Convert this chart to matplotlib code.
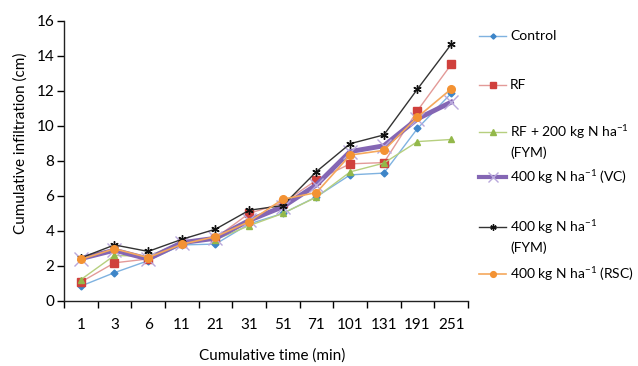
import matplotlib
matplotlib.use("Agg")
import matplotlib.pyplot as plt
from matplotlib.lines import Line2D
import numpy as np

plt.rcParams['font.family'] = ['Lato', 'DejaVu Sans']
plt.rcParams['mathtext.fontset'] = 'custom'
plt.rcParams['mathtext.rm'] = 'Lato'
plt.rcParams['mathtext.it'] = 'Lato'

times = ["1", "3", "6", "11", "21", "31", "51", "71", "101", "131", "191", "251"]

control = [0.85, 1.62, 2.3, 3.2, 3.25, 4.4, 5.0, 5.95, 7.2, 7.3, 9.85, 11.85]
rf = [1.08, 2.18, 2.4, 3.3, 3.6, 5.0, 5.6, 6.9, 7.83, 7.9, 10.87, 13.5]
rf_fym200 = [1.22, 2.6, 2.55, 3.35, 3.5, 4.3, 5.0, 5.93, 7.37, 7.87, 9.1, 9.22]
vc400 = [2.42, 2.9, 2.4, 3.33, 3.58, 4.6, 5.38, 6.63, 8.53, 8.86, 10.4, 11.35]
fym400 = [2.46, 3.2, 2.83, 3.52, 4.1, 5.18, 5.45, 7.39, 8.98, 9.48, 12.1, 14.65]
rsc400 = [2.38, 2.98, 2.48, 3.24, 3.67, 4.53, 5.81, 6.19, 8.33, 8.6, 10.5, 12.1]

labels = [
    "Control",
    "RF",
    "RF + 200 kg N ha$^{\\mathregular{-1}}$\n(FYM)",
    "400 kg N ha$^{\\mathregular{-1}}$ (VC)",
    "400 kg N ha$^{\\mathregular{-1}}$\n(FYM)",
    "400 kg N ha$^{\\mathregular{-1}}$ (RSC)",
]
series = [control, rf, rf_fym200, vc400, fym400, rsc400]

styles = [
    dict(color="#7fb2e0", lw=1.0, marker="D", ms=3.5, mfc="#3d85c8", mec="#3d85c8"),
    dict(color="#e39a98", lw=1.0, marker="s", ms=5.5, mfc="#d0403c", mec="#d0403c"),
    dict(color="#b6cf7e", lw=1.0, marker="^", ms=5.0, mfc="#93b84a", mec="#93b84a"),
    dict(color="#8466b4", lw=3.5, marker="x", ms=10, mfc="#b9a8dc", mec="#b9a8dc", mew=1.0),
    dict(color="#333333", lw=1.0, marker=(6, 2, 0), ms=6, mfc="#111111", mec="#111111", mew=1.0),
    dict(color="#f5a85c", lw=1.2, marker="o", ms=5.5, mfc="#f39233", mec="#f39233"),
]

fig = plt.figure(figsize=(6.38, 3.66), dpi=100)
ax = fig.add_axes([64 / 638, 1 - 301 / 366, 404 / 638, 280.3 / 366])

x = np.arange(len(times))
for vals, st in zip(series, styles):
    ax.plot(x, vals, **st)

ax.set_xlim(-0.5, len(times) - 0.5)
ax.set_ylim(0, 16)
ax.set_yticks(np.arange(0, 17, 2))
ax.set_xticks(x)
ax.set_xticklabels(times)
ax.set_xticks(np.arange(-0.5, len(times), 1), minor=True)
ax.tick_params(axis='x', which='major', length=0, pad=12, labelsize=11)
ax.tick_params(axis='x', which='minor', length=5, direction='out', width=1)
ax.tick_params(axis='y', length=5, direction='out', width=1, labelsize=11, pad=2)

for s in ['top', 'right']:
    ax.spines[s].set_visible(False)
for s in ['left', 'bottom']:
    ax.spines[s].set_color('#222222')
    ax.spines[s].set_linewidth(1.0)

ax.set_xlabel("Cumulative time (min)", fontsize=11)
ax.xaxis.set_label_coords((272 - 64) / 404, -(356 - 301) / 280.3, transform=ax.transAxes)
ax.xaxis.label.set_va('center')
ax.set_ylabel("Cumulative infiltration (cm)", fontsize=11)
ax.yaxis.set_label_coords(-(64 - 21) / 404, (301 - 143) / 280.3)
ax.yaxis.label.set_va('center')

# manual legend (handle aligned to first text line)
leg_y = [36, 85, 132, 177, 227, 274]
W, H = 638, 366
for yy, lab, st in zip(leg_y, labels, styles):
    yf = 1 - yy / H
    line = Line2D([479 / W, 506 / W], [yf, yf], transform=fig.transFigure,
                  color=st['color'], lw=min(st['lw'], 3.0))
    fig.add_artist(line)
    mk = {k: v for k, v in st.items() if k in ('marker', 'mfc', 'mec', 'mew')}
    ms = st['ms'] * 0.75
    m = Line2D([492.5 / W], [yf], transform=fig.transFigure, ls='none', ms=ms, **mk)
    fig.add_artist(m)
    first, *rest = lab.split("\n")
    fig.text(510 / W, yf, first, fontsize=10, va='center', ha='left')
    if rest:
        fig.text(510 / W, 1 - (yy + 21) / H, rest[0], fontsize=10, va='center', ha='left')

fig.savefig("out.png", dpi=100)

The request
Print out the whole of the material word for word, without pictures.

Answer to this problem
Convert this chart to matplotlib code.
import matplotlib
matplotlib.use("Agg")
import matplotlib.pyplot as plt
from matplotlib.lines import Line2D
import numpy as np

plt.rcParams['font.family'] = ['Lato', 'DejaVu Sans']
plt.rcParams['mathtext.fontset'] = 'custom'
plt.rcParams['mathtext.rm'] = 'Lato'
plt.rcParams['mathtext.it'] = 'Lato'

times = ["1", "3", "6", "11", "21", "31", "51", "71", "101", "131", "191", "251"]

control = [0.85, 1.62, 2.3, 3.2, 3.25, 4.4, 5.0, 5.95, 7.2, 7.3, 9.85, 11.85]
rf = [1.08, 2.18, 2.4, 3.3, 3.6, 5.0, 5.6, 6.9, 7.83, 7.9, 10.87, 13.5]
rf_fym200 = [1.22, 2.6, 2.55, 3.35, 3.5, 4.3, 5.0, 5.93, 7.37, 7.87, 9.1, 9.22]
vc400 = [2.42, 2.9, 2.4, 3.33, 3.58, 4.6, 5.38, 6.63, 8.53, 8.86, 10.4, 11.35]
fym400 = [2.46, 3.2, 2.83, 3.52, 4.1, 5.18, 5.45, 7.39, 8.98, 9.48, 12.1, 14.65]
rsc400 = [2.38, 2.98, 2.48, 3.24, 3.67, 4.53, 5.81, 6.19, 8.33, 8.6, 10.5, 12.1]

labels = [
    "Control",
    "RF",
    "RF + 200 kg N ha$^{\\mathregular{-1}}$\n(FYM)",
    "400 kg N ha$^{\\mathregular{-1}}$ (VC)",
    "400 kg N ha$^{\\mathregular{-1}}$\n(FYM)",
    "400 kg N ha$^{\\mathregular{-1}}$ (RSC)",
]
series = [control, rf, rf_fym200, vc400, fym400, rsc400]

styles = [
    dict(color="#7fb2e0", lw=1.0, marker="D", ms=3.5, mfc="#3d85c8", mec="#3d85c8"),
    dict(color="#e39a98", lw=1.0, marker="s", ms=5.5, mfc="#d0403c", mec="#d0403c"),
    dict(color="#b6cf7e", lw=1.0, marker="^", ms=5.0, mfc="#93b84a", mec="#93b84a"),
    dict(color="#8466b4", lw=3.5, marker="x", ms=10, mfc="#b9a8dc", mec="#b9a8dc", mew=1.0),
    dict(color="#333333", lw=1.0, marker=(6, 2, 0), ms=6, mfc="#111111", mec="#111111", mew=1.0),
    dict(color="#f5a85c", lw=1.2, marker="o", ms=5.5, mfc="#f39233", mec="#f39233"),
]

fig = plt.figure(figsize=(6.38, 3.66), dpi=100)
ax = fig.add_axes([64 / 638, 1 - 301 / 366, 404 / 638, 280.3 / 366])

x = np.arange(len(times))
for vals, st in zip(series, styles):
    ax.plot(x, vals, **st)

ax.set_xlim(-0.5, len(times) - 0.5)
ax.set_ylim(0, 16)
ax.set_yticks(np.arange(0, 17, 2))
ax.set_xticks(x)
ax.set_xticklabels(times)
ax.set_xticks(np.arange(-0.5, len(times), 1), minor=True)
ax.tick_params(axis='x', which='major', length=0, pad=12, labelsize=11)
ax.tick_params(axis='x', which='minor', length=5, direction='out', width=1)
ax.tick_params(axis='y', length=5, direction='out', width=1, labelsize=11, pad=2)

for s in ['top', 'right']:
    ax.spines[s].set_visible(False)
for s in ['left', 'bottom']:
    ax.spines[s].set_color('#222222')
    ax.spines[s].set_linewidth(1.0)

ax.set_xlabel("Cumulative time (min)", fontsize=11)
ax.xaxis.set_label_coords((272 - 64) / 404, -(356 - 301) / 280.3, transform=ax.transAxes)
ax.xaxis.label.set_va('center')
ax.set_ylabel("Cumulative infiltration (cm)", fontsize=11)
ax.yaxis.set_label_coords(-(64 - 21) / 404, (301 - 143) / 280.3)
ax.yaxis.label.set_va('center')

# manual legend (handle aligned to first text line)
leg_y = [36, 85, 132, 177, 227, 274]
W, H = 638, 366
for yy, lab, st in zip(leg_y, labels, styles):
    yf = 1 - yy / H
    line = Line2D([479 / W, 506 / W], [yf, yf], transform=fig.transFigure,
                  color=st['color'], lw=min(st['lw'], 3.0))
    fig.add_artist(line)
    mk = {k: v for k, v in st.items() if k in ('marker', 'mfc', 'mec', 'mew')}
    ms = st['ms'] * 0.75
    m = Line2D([492.5 / W], [yf], transform=fig.transFigure, ls='none', ms=ms, **mk)
    fig.add_artist(m)
    first, *rest = lab.split("\n")
    fig.text(510 / W, yf, first, fontsize=10, va='center', ha='left')
    if rest:
        fig.text(510 / W, 1 - (yy + 21) / H, rest[0], fontsize=10, va='center', ha='left')

fig.savefig("out.png", dpi=100)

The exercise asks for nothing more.